Storage indexing - how Aim data is indexed
Background
When tracking experiment metadata with Aim, each run creates its own isolated space in
aim repository. This allows to run multiple concurrent experiments without setting-up additional
services responsible for data writes synchronization. Once run is complete, all the data it
tracked is being indexed. We call this step run finalization. When the training script terminated
with SIGTERM
signal, Aim will handle this and make sure that run properly finalized and data is
indexed. However, there are cases when training terminated abnormally and data remains unindexed.
How things worked before?
Due to the chunks of data being unindexed, chunks of data would remain in the runs’ separate
storage but not in index storage. This means that queries had to open multiple files to read the
repo data. Once failed runs started to accumulate, queries will slow down. In order to mitigate this
aim reindex
command has been introduced.
The command will scan the aim repo and index all stalled runs.
Automatic indexing
Though aim reindex
command will address the performance issues it is not the most convenient
way to do. The questions such as “When should I run aim reindex
?” or “How frequent should I run aim reindex
?” depend on the actual
aim repository and use-case. Thus, we need to automate the indexing of aim repository.
Each time aim up
command is ran, Aim will spawn a background thread along with the web server.

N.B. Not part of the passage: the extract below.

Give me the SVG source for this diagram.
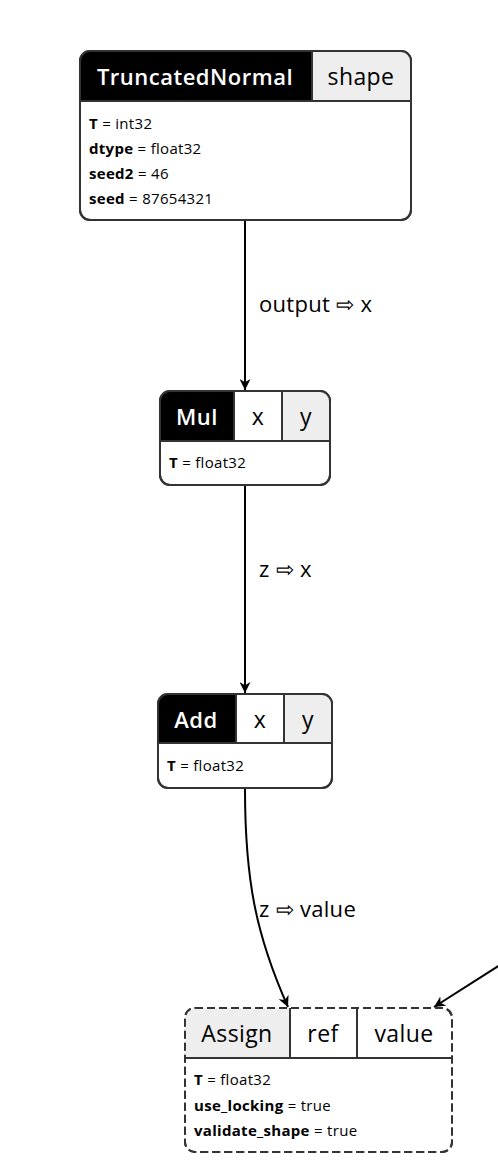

The thread will check for the unindexed runs and reindex them one at the time. This will keep
queries performance high without locking the index storage for too long.
Conclusion
With the new automatic indexing logic in place, users don’t have to manually run aim reindex
command. It is still in place for cases when all the runs data should be indexed at once. The
combination of automatic (implicit) and manual (explicit) reindexing makes sure aim repo has
good performance in a long-term usage screnarios and provides good overall user experience.